The medium’s caught on; Digital Talkies received 200-odd entries for its fest. But it still has a long way to go. For one, you cannot make sweeping epics like Pakeezah, Ben Hur or Gladiator digitally. Abroad, digital cinema has raised a big debate about how accessibility and democratisation of the elitist medium is also reducing the quality of content. “It’ll be a free-for-all initially, there’ll be a lot of bad shit but good ideas will definitely emerge,” says Advani.

Digital cinema’s biggest hurdle is of exhibition and distribution. “DV’s revolutionised production but has done nothing for distribution. Anyone can make a film but it’s still difficult to show it,” says Saran. It’s the TV or the Internet—in fact broadband—which are the platforms for digital films. But while a digital film can be distributed and exhibited simultaneously worldwide on the Web and can also allow viewers to rate and review a film instantly, it doesn’t give the pleasure watching movies in 35 mm does, and lacks its romance and mythology. There’s technology to convert digital film to celluloid, but it’s costly. Theatres have the option to instal DV projectors but that’s again an expensive game. But give it time, and theatres will adopt it. “We’ll see a growth of small 150-200 seater theatres,” says Mahendra. Upmarket multiplexes too could invest in digital projection systems. “It’s the medium of the future, no big film fest can ignore digital films now,” predicts Ghosh.

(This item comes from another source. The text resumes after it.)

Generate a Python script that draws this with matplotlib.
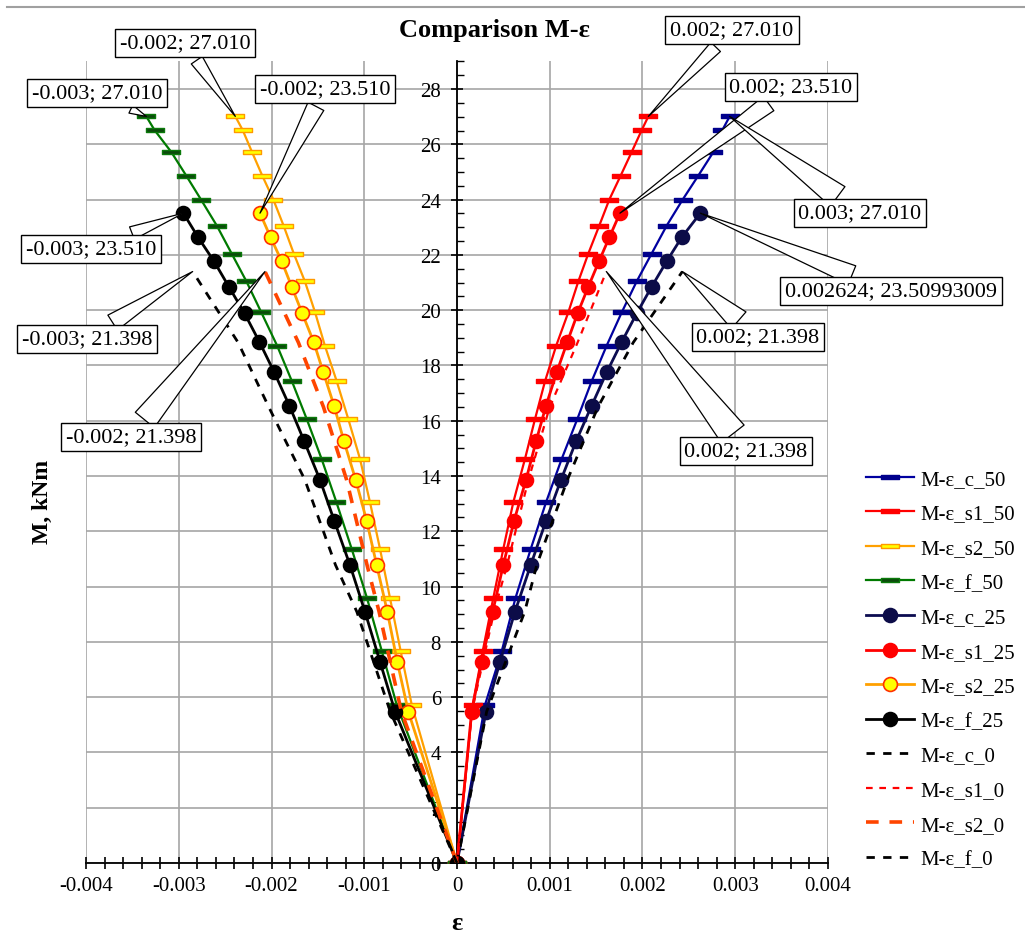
import numpy as np
import matplotlib
matplotlib.use('Agg')
import matplotlib.pyplot as plt
from matplotlib.path import Path
from matplotlib.lines import Line2D
from matplotlib.ticker import MultipleLocator, FuncFormatter

plt.rcParams['font.family'] = ['Liberation Serif', 'DejaVu Serif']

# ---------------- data ----------------
M50 = [0, 5.72, 7.66, 9.58, 11.36, 13.05, 14.62, 16.06, 17.43, 18.72, 19.92,
       21.04, 22.05, 23.06, 24.0, 24.87, 25.72, 26.51, 27.01]
eps_c_50 = [0, 0.000302, 0.000482, 0.00063, 0.000795, 0.00096, 0.001129, 0.001297,
            0.001452, 0.001614, 0.001776, 0.001937, 0.002099, 0.002261, 0.002433,
            0.002602, 0.002764, 0.00286, 0.00294]
eps_s1_50 = [0, 0.000169, 0.000277, 0.000391, 0.000499, 0.000607, 0.000733, 0.000841,
             0.000949, 0.00107, 0.0012, 0.001308, 0.001416, 0.001534, 0.001642,
             0.001765, 0.001883, 0.001991, 0.002063]
eps_s2_50 = [0, -0.000488, -0.000607, -0.000722, -0.00083, -0.000938, -0.001046,
             -0.001172, -0.001297, -0.001425, -0.00153, -0.00164, -0.00176, -0.00187,
             -0.00198, -0.0021, -0.00221, -0.00231, -0.00239]
eps_f_50 = [0, -0.00065, -0.00081, -0.00097, -0.001135, -0.0013, -0.00146, -0.00162,
            -0.00178, -0.00194, -0.00211, -0.00227, -0.00243, -0.00259, -0.00276,
            -0.00292, -0.00308, -0.00326, -0.00335]

M25 = [0, 5.48, 7.28, 9.09, 10.78, 12.38, 13.86, 15.25, 16.55, 17.75, 18.85,
       19.88, 20.85, 21.77, 22.63, 23.50993009]
eps_c_25 = [0, 0.000313, 0.000464, 0.000625, 0.000795, 0.00096, 0.001121, 0.001283,
            0.001452, 0.001614, 0.001776, 0.001937, 0.002099, 0.002261, 0.002422,
            0.002624]
eps_s1_25 = [0, 0.000158, 0.000266, 0.000385, 0.000499, 0.000615, 0.000744, 0.000852,
             0.00096, 0.001075, 0.001189, 0.0013, 0.001416, 0.001531, 0.001642,
             0.001757]
eps_s2_25 = [0, -0.000525, -0.000644, -0.000751, -0.000866, -0.000974, -0.001092,
             -0.001218, -0.001326, -0.001441, -0.001545, -0.001668, -0.001782,
             -0.00189, -0.002009, -0.002124]
eps_f_25 = [0, -0.000668, -0.00083, -0.000992, -0.001154, -0.001323, -0.001477,
            -0.001646, -0.001808, -0.00197, -0.00213, -0.00229, -0.00246, -0.00262,
            -0.00279, -0.00295]

M0 = [0, 5.48, 9.09, 10.78, 13.86, 16.5, 18.83, 21.398]
eps_c_0 = [0, 0.00032, 0.00073, 0.00086, 0.00119, 0.00152, 0.0019, 0.00243]
eps_s1_0 = [0, 0.00016, 0.0004, 0.00054, 0.00077, 0.001, 0.0013, 0.00161]
eps_s2_0 = [0, -0.0006, -0.00084, -0.00097, -0.00119, -0.00144, -0.00171, -0.00207]
eps_f_0 = [0, -0.00072, -0.00108, -0.00131, -0.00164, -0.00203, -0.00236, -0.00285]

x_ticks = [-0.004, -0.003, -0.002, -0.001, 0, 0.001, 0.002, 0.003, 0.004]
y_ticks = list(range(0, 29, 2))

# ---------------- figure ----------------
W, H = 1025, 937
fig = plt.figure(figsize=(W / 100, H / 100), dpi=100)
ax = fig.add_axes([86 / W, 73 / H, 742 / W, 801.6 / H])

bar = Path([(-1, -0.24), (1, -0.24), (1, 0.24), (-1, 0.24), (-1, -0.24)],
           [Path.MOVETO, Path.LINETO, Path.LINETO, Path.LINETO, Path.CLOSEPOLY])

handles = []
def bar_series(eps, M, lc, fc, ec, label):
    h, = ax.plot(eps, M, color=lc, lw=1.6, marker=bar, ms=13, mfc=fc, mec=ec,
                 mew=1.0, label=label, zorder=3)
    handles.append(h)

def circ_series(eps, M, lc, fc, ec, label):
    h, = ax.plot(eps, M, color=lc, lw=2.0, marker='o', ms=10, mfc=fc, mec=ec,
                 mew=1.2, label=label, zorder=4)
    handles.append(h)

def dash_series(eps, M, lc, lw, dashes, label):
    h, = ax.plot(eps, M, color=lc, lw=lw, ls=(0, dashes), label=label, zorder=5)
    handles.append(h)

bar_series(eps_c_50, M50, '#0000a0', '#00008c', '#00008c', 'M-ε_c_50')
bar_series(eps_s1_50, M50, '#ff0000', '#ff0000', '#ff0000', 'M-ε_s1_50')
bar_series(eps_s2_50, M50, '#ffa000', '#ffff00', '#ff9900', 'M-ε_s2_50')
bar_series(eps_f_50, M50, '#007a00', '#0b4a0b', '#0b7a0b', 'M-ε_f_50')
circ_series(eps_c_25, M25, '#0c0c50', '#0c0c48', '#0c0c48', 'M-ε_c_25')
circ_series(eps_s1_25, M25, '#ff0000', '#ff0000', '#ff0000', 'M-ε_s1_25')
circ_series(eps_s2_25, M25, '#ffa000', '#ffff00', '#ff3000', 'M-ε_s2_25')
circ_series(eps_f_25, M25, '#000000', '#000000', '#000000', 'M-ε_f_25')
dash_series(eps_c_0, M0, '#000000', 2.0, (3, 3), 'M-ε_c_0')
dash_series(eps_s1_0, M0, '#ff0000', 1.6, (3, 3), 'M-ε_s1_0')
dash_series(eps_s2_0, M0, '#ff4500', 2.6, (3.5, 3), 'M-ε_s2_0')
dash_series(eps_f_0, M0, '#000000', 2.0, (3, 3), 'M-ε_f_0')

# ---------------- axes styling ----------------
ax.set_xlim(-0.004, 0.004)
ax.set_ylim(0, 29)
ax.set_axisbelow(True)
ax.spines['top'].set_visible(False)
ax.spines['right'].set_visible(False)
ax.spines['left'].set_position(('data', 0))
ax.spines['left'].set_linewidth(1.3)
ax.spines['bottom'].set_linewidth(1.3)
ax.set_xticks(x_ticks)
ax.set_yticks(y_ticks)
ax.xaxis.set_minor_locator(MultipleLocator(0.0002))
ax.yaxis.set_minor_locator(MultipleLocator(0.5))
ax.xaxis.set_major_formatter(FuncFormatter(lambda v, p: '0' if abs(v) < 1e-12 else f'{v:.3f}'))
ax.yaxis.set_major_formatter(FuncFormatter(lambda v, p: f'{v:.0f}'))
ax.tick_params(axis='x', which='both', direction='inout', length=9, width=1.2,
               labelsize=15, pad=5)
ax.tick_params(axis='y', which='major', direction='inout', length=9, width=1.2,
               labelsize=15, pad=7)
ax.tick_params(axis='y', which='minor', direction='in', length=5, width=1.0)
ax.grid(True, which='major', color='#a6a6a6', lw=1.2)
ax.patch.set_visible(False)

# ---------------- annotations ----------------
def callout(text, eps_list, M_list, cx, cy, tw=1.0):
    ax.annotate(text, xy=(eps_list[-1], M_list[-1]), xycoords='data',
                xytext=(cx, H - cy), textcoords='figure pixels',
                ha='center', va='center', fontsize=16, zorder=10,
                bbox=dict(boxstyle='square,pad=0.22', fc='white', ec='black', lw=1.0),
                arrowprops=dict(arrowstyle=f'wedge,tail_width={tw}', fc='white',
                                ec='black', lw=0.9, shrinkB=0))

callout('-0.003; 27.010', eps_f_50, M50, 97, 94, 0.4)
callout('-0.002; 27.010', eps_s2_50, M50, 185, 44, 0.6)
callout('-0.002; 23.510', eps_s2_25, M25, 325, 90, 0.8)
callout('-0.003; 23.510', eps_f_25, M25, 91, 250, 0.6)
callout('-0.003; 21.398', eps_f_0, M0, 87, 340, 0.8)
callout('-0.002; 21.398', eps_s2_0, M0, 131, 438, 1.1)
callout('0.002; 27.010', eps_s1_50, M50, 732, 31, 0.6)
callout('0.002; 23.510', eps_s1_25, M25, 791, 88, 0.8)
callout('0.003; 27.010', eps_c_50, M50, 860, 214, 1.1)
callout('0.002624; 23.50993009', eps_c_25, M25, 891, 292, 0.9)
callout('0.002; 21.398', eps_c_0, M0, 758, 338, 1.0)
callout('0.002; 21.398', eps_s1_0, M0, 746, 452, 1.3)

# ---------------- titles / labels ----------------
fig.text(494 / W, 1 - 30 / H, 'Comparison M-ε', ha='center', va='center',
         fontsize=19, fontweight='bold')
fig.text(42 / W, 1 - 502 / H, 'M, kNm', ha='center', va='center', rotation=90,
         fontsize=17, fontweight='bold')
fig.text(457 / W, 1 - 924 / H, 'ε', ha='center', va='center',
         fontsize=19, fontweight='bold')

fig.add_artist(Line2D([7 / W, 1.0], [1 - 8 / H, 1 - 8 / H], color='#a0a0a0', lw=1.5))

fig.legend(handles=handles, loc='upper left', bbox_to_anchor=(858 / W, 1 - 462 / H),
           frameon=False, fontsize=15, handlelength=2.3, labelspacing=0.72,
           handletextpad=0.3, borderaxespad=0)

fig.savefig('out.png', dpi=100)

Established names like Wim Wenders, Spike Lee, George Lucas and Mike Figgis are already working in the DV format. Will mainstream Indian film industry embrace it as well? Advani hopes it does. “Mainstream films take a hell of a long time to make, what with their unprofessional ways and its star system. With DV you could make the film in half the time with 50-70 per cent of the money,” he says.

But ask a hardcore cine buff and he’d still go for celluloid. “No digital film can match up to the celluloid,” says Khan. “The colours, depths, variations and tones of the big screen cannot be equalled in the digital format. It’s more two-dimensional,” says Sethuraman. No way will DV make celluloid a thing of the past. “Introduction of one medium doesn’t mean elimination of the other,” says Ghosh. In fact, filmmakers anticipate a coming together of multiple media and style. Already Run Lola Run has made innovative use of the celluloid, animation and DV media in one of its sequences. Ultimately format doesn’t matter. What matters is a good story, and how well it’s told.